- **Dataset content**
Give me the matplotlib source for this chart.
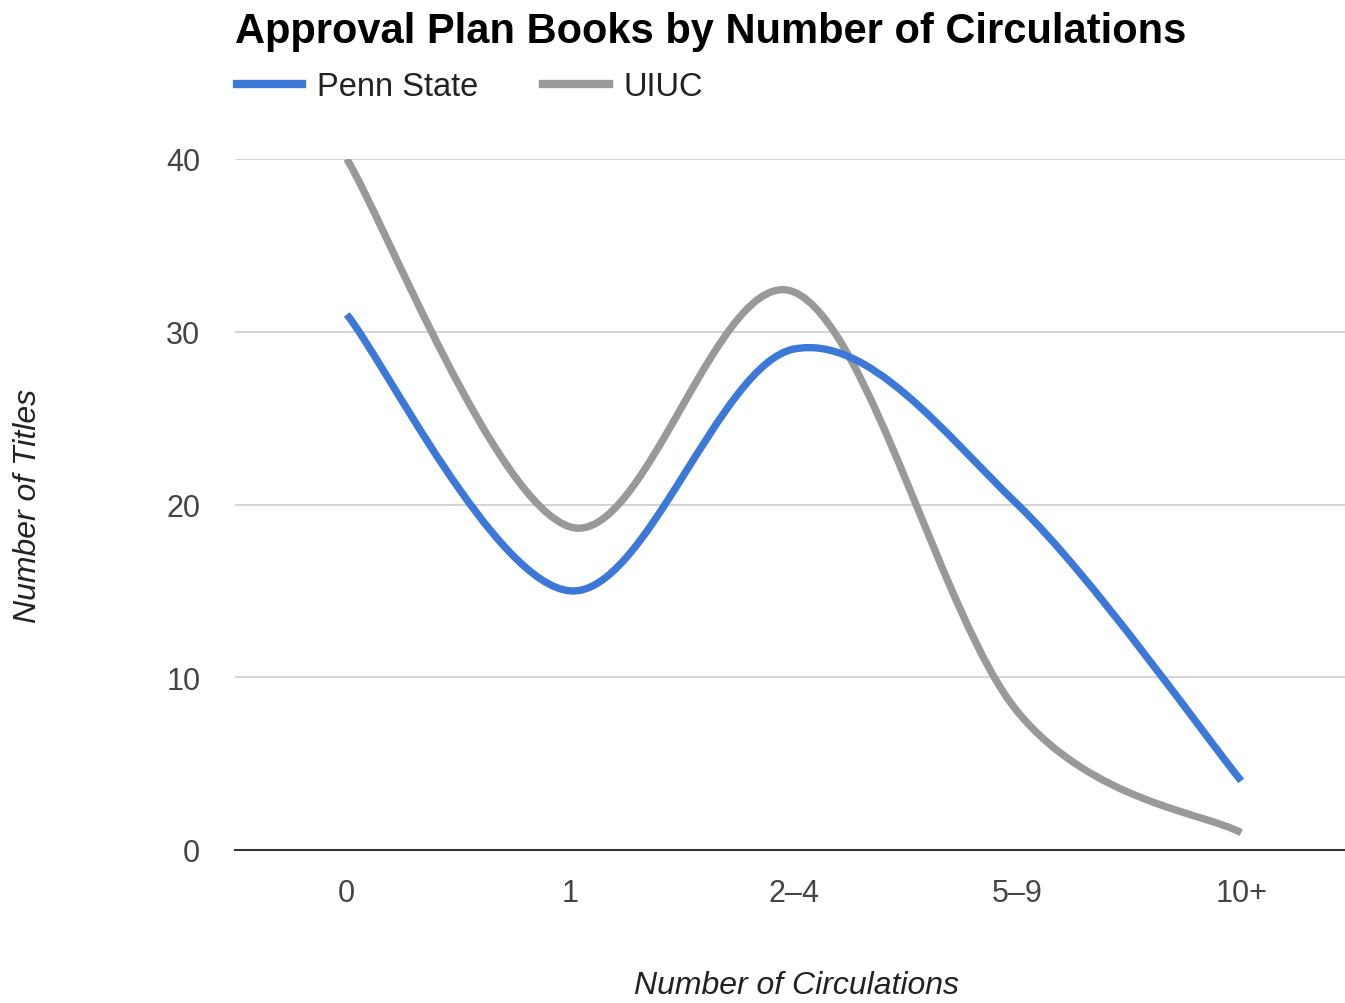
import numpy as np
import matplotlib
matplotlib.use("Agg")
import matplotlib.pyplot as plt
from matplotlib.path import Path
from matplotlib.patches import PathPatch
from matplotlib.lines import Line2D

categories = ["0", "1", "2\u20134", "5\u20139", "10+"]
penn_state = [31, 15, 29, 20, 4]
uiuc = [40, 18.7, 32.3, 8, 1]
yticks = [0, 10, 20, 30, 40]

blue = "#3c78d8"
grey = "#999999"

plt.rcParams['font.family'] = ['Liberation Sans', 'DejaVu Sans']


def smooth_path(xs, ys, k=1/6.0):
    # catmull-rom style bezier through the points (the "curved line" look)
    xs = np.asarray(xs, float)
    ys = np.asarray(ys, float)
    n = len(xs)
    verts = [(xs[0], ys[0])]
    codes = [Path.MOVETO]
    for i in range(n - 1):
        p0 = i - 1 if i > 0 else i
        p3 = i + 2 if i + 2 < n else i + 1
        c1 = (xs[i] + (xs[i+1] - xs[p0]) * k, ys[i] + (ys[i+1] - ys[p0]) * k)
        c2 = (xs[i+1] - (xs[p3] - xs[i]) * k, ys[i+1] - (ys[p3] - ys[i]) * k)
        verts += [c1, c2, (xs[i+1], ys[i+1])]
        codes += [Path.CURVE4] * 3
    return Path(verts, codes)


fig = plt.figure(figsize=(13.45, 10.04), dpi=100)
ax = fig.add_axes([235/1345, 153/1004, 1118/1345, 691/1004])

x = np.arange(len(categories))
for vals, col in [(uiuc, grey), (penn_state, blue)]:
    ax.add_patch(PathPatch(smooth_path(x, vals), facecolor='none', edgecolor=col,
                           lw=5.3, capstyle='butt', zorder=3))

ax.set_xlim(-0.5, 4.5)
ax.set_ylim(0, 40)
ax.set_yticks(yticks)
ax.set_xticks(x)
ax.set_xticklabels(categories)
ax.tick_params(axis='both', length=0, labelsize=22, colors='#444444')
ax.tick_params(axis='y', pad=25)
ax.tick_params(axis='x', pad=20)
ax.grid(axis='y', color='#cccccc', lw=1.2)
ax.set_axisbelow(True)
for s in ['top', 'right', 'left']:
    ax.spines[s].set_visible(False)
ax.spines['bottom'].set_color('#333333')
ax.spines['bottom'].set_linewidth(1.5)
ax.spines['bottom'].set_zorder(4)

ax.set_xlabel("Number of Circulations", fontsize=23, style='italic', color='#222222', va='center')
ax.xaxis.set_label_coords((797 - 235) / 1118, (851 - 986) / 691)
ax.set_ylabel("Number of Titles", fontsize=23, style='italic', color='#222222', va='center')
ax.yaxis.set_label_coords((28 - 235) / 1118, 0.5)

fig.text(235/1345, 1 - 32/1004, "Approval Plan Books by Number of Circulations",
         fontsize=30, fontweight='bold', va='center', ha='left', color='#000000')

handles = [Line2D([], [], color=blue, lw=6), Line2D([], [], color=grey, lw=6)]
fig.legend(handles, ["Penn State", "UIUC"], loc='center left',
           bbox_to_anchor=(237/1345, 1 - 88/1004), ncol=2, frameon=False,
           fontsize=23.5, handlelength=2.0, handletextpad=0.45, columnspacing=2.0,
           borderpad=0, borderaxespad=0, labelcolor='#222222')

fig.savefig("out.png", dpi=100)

- **Your goal**
Begin at the top of the material above and output each line exactly, stopping after the line that holds "from matplotlib.lines import Line2D". Leave out pictures.

- **Complete output**
Give me the matplotlib source for this chart.
import numpy as np
import matplotlib
matplotlib.use("Agg")
import matplotlib.pyplot as plt
from matplotlib.path import Path
from matplotlib.patches import PathPatch
from matplotlib.lines import Line2D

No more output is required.